- **COLLECTED DATA**
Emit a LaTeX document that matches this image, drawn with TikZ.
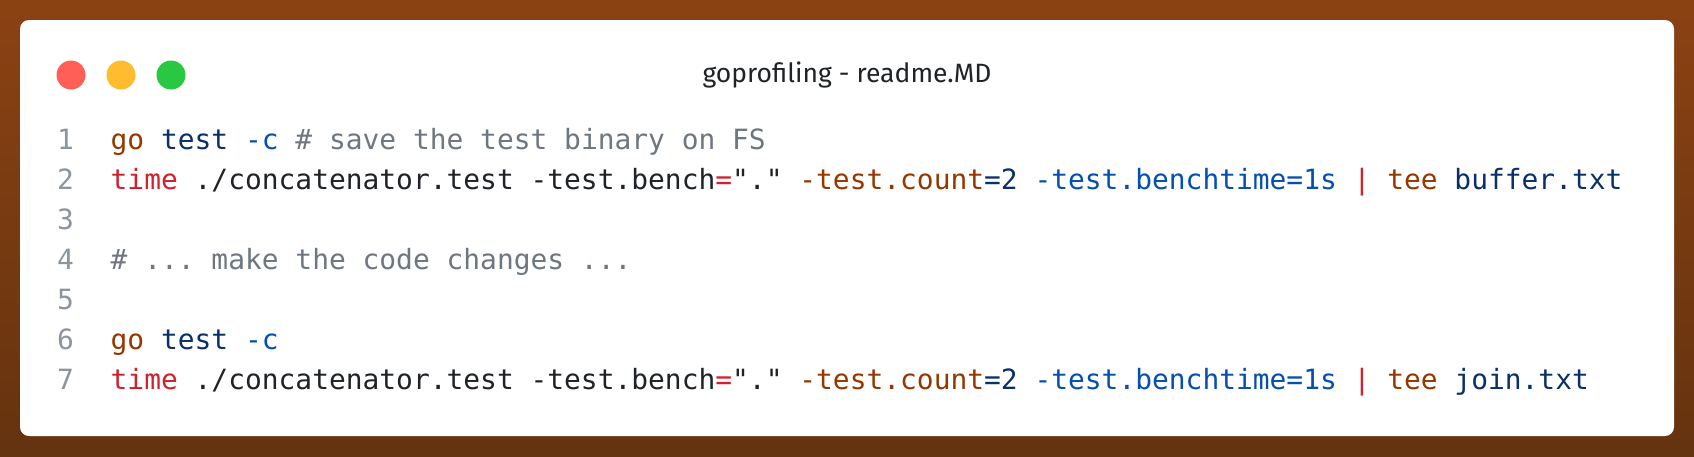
\documentclass[tikz,border=0pt]{standalone}
\usepackage{fontspec}
\setmainfont{DejaVu Sans}
\setmonofont{DejaVu Sans Mono}
\newfontfamily\titlefont{Fira Sans}
\definecolor{bgtop}{RGB}{139,66,19}
\definecolor{bgbot}{RGB}{100,51,15}
\definecolor{kwred}{RGB}{207,34,46}
\definecolor{kwbrown}{RGB}{149,56,0}
\definecolor{kwnavy}{RGB}{10,48,105}
\definecolor{kwblue}{RGB}{5,80,174}
\definecolor{cmgray}{RGB}{110,119,129}
\definecolor{txtdark}{RGB}{31,35,40}
\definecolor{lngray}{RGB}{140,149,159}
\definecolor{dotred}{RGB}{255,95,87}
\definecolor{dotyellow}{RGB}{254,188,46}
\definecolor{dotgreen}{RGB}{40,200,64}
\newcommand{\Rd}[1]{\textcolor{kwred}{#1}}
\newcommand{\Br}[1]{\textcolor{kwbrown}{#1}}
\newcommand{\Nv}[1]{\textcolor{kwnavy}{#1}}
\newcommand{\Bl}[1]{\textcolor{kwblue}{#1}}
\newcommand{\Gy}[1]{\textcolor{cmgray}{#1}}
\tikzset{
  codeline/.style={anchor=base west, inner sep=0pt, outer sep=0pt, text=txtdark,
    font=\ttfamily\fontsize{27.9}{40}\selectfont},
  linenum/.style={anchor=base west, inner sep=0pt, outer sep=0pt, text=lngray,
    font=\ttfamily\fontsize{27.9}{40}\selectfont},
  dot/.style={circle, inner sep=0pt, minimum size=29pt},
  titletext/.style={anchor=base, inner sep=0pt, text=txtdark,
    font=\titlefont\fontsize{26.5}{30}\selectfont}
}
\begin{document}
\begin{tikzpicture}[x=1pt,y=-1pt]
\useasboundingbox (0,0) rectangle (1694,456);
\shade[top color=bgtop, bottom color=bgbot] (0,0) rectangle (1694,456);
\fill[white, rounded corners=9pt] (20,20) rectangle (1674,436);
\node[dot, fill=dotred] (d1) at (71,75) {};
\node[dot, fill=dotyellow] (d2) at (121,75) {};
\node[dot, fill=dotgreen] (d3) at (171,75) {};
\node[titletext] (title) at (847,82) {goprofiling - readme.MD};
% line numbers
\foreach \n in {1,...,7}{
  \node[linenum] (n\n) at (57,{149+40*(\n-1)}) {\n};
}
\node[codeline] (l1) at (110.7,149) {\Br{go} \Nv{test} \Bl{-c} \Gy{\# save the test binary on FS}};
\node[codeline] (l2) at (110.7,189) {\Rd{time} ./concatenator.test -test.bench\Rd{=}"." \Br{-test.count}\Nv{=2} \Bl{-test.benchtime=1s} \Rd{|} \Br{tee} \Nv{buffer.txt}};
\node[codeline] (l4) at (110.7,269) {\Gy{\# ... make the code changes ...}};
\node[codeline] (l6) at (110.7,349) {\Br{go} \Nv{test} \Bl{-c}};
\node[codeline] (l7) at (110.7,389) {\Rd{time} ./concatenator.test -test.bench\Rd{=}"." \Br{-test.count}\Nv{=2} \Bl{-test.benchtime=1s} \Rd{|} \Br{tee} \Nv{join.txt}};
\end{tikzpicture}
\end{document}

- **EXERCISE TASK**
Repeat the data exactly, without the pictures.

- **ANSWER FOR THE TASK**
Emit a LaTeX document that matches this image, drawn with TikZ.
\documentclass[tikz,border=0pt]{standalone}
\usepackage{fontspec}
\setmainfont{DejaVu Sans}
\setmonofont{DejaVu Sans Mono}
\newfontfamily\titlefont{Fira Sans}
\definecolor{bgtop}{RGB}{139,66,19}
\definecolor{bgbot}{RGB}{100,51,15}
\definecolor{kwred}{RGB}{207,34,46}
\definecolor{kwbrown}{RGB}{149,56,0}
\definecolor{kwnavy}{RGB}{10,48,105}
\definecolor{kwblue}{RGB}{5,80,174}
\definecolor{cmgray}{RGB}{110,119,129}
\definecolor{txtdark}{RGB}{31,35,40}
\definecolor{lngray}{RGB}{140,149,159}
\definecolor{dotred}{RGB}{255,95,87}
\definecolor{dotyellow}{RGB}{254,188,46}
\definecolor{dotgreen}{RGB}{40,200,64}
\newcommand{\Rd}[1]{\textcolor{kwred}{#1}}
\newcommand{\Br}[1]{\textcolor{kwbrown}{#1}}
\newcommand{\Nv}[1]{\textcolor{kwnavy}{#1}}
\newcommand{\Bl}[1]{\textcolor{kwblue}{#1}}
\newcommand{\Gy}[1]{\textcolor{cmgray}{#1}}
\tikzset{
  codeline/.style={anchor=base west, inner sep=0pt, outer sep=0pt, text=txtdark,
    font=\ttfamily\fontsize{27.9}{40}\selectfont},
  linenum/.style={anchor=base west, inner sep=0pt, outer sep=0pt, text=lngray,
    font=\ttfamily\fontsize{27.9}{40}\selectfont},
  dot/.style={circle, inner sep=0pt, minimum size=29pt},
  titletext/.style={anchor=base, inner sep=0pt, text=txtdark,
    font=\titlefont\fontsize{26.5}{30}\selectfont}
}
\begin{document}
\begin{tikzpicture}[x=1pt,y=-1pt]
\useasboundingbox (0,0) rectangle (1694,456);
\shade[top color=bgtop, bottom color=bgbot] (0,0) rectangle (1694,456);
\fill[white, rounded corners=9pt] (20,20) rectangle (1674,436);
\node[dot, fill=dotred] (d1) at (71,75) {};
\node[dot, fill=dotyellow] (d2) at (121,75) {};
\node[dot, fill=dotgreen] (d3) at (171,75) {};
\node[titletext] (title) at (847,82) {goprofiling - readme.MD};
% line numbers
\foreach \n in {1,...,7}{
  \node[linenum] (n\n) at (57,{149+40*(\n-1)}) {\n};
}
\node[codeline] (l1) at (110.7,149) {\Br{go} \Nv{test} \Bl{-c} \Gy{\# save the test binary on FS}};
\node[codeline] (l2) at (110.7,189) {\Rd{time} ./concatenator.test -test.bench\Rd{=}"." \Br{-test.count}\Nv{=2} \Bl{-test.benchtime=1s} \Rd{|} \Br{tee} \Nv{buffer.txt}};
\node[codeline] (l4) at (110.7,269) {\Gy{\# ... make the code changes ...}};
\node[codeline] (l6) at (110.7,349) {\Br{go} \Nv{test} \Bl{-c}};
\node[codeline] (l7) at (110.7,389) {\Rd{time} ./concatenator.test -test.bench\Rd{=}"." \Br{-test.count}\Nv{=2} \Bl{-test.benchtime=1s} \Rd{|} \Br{tee} \Nv{join.txt}};
\end{tikzpicture}
\end{document}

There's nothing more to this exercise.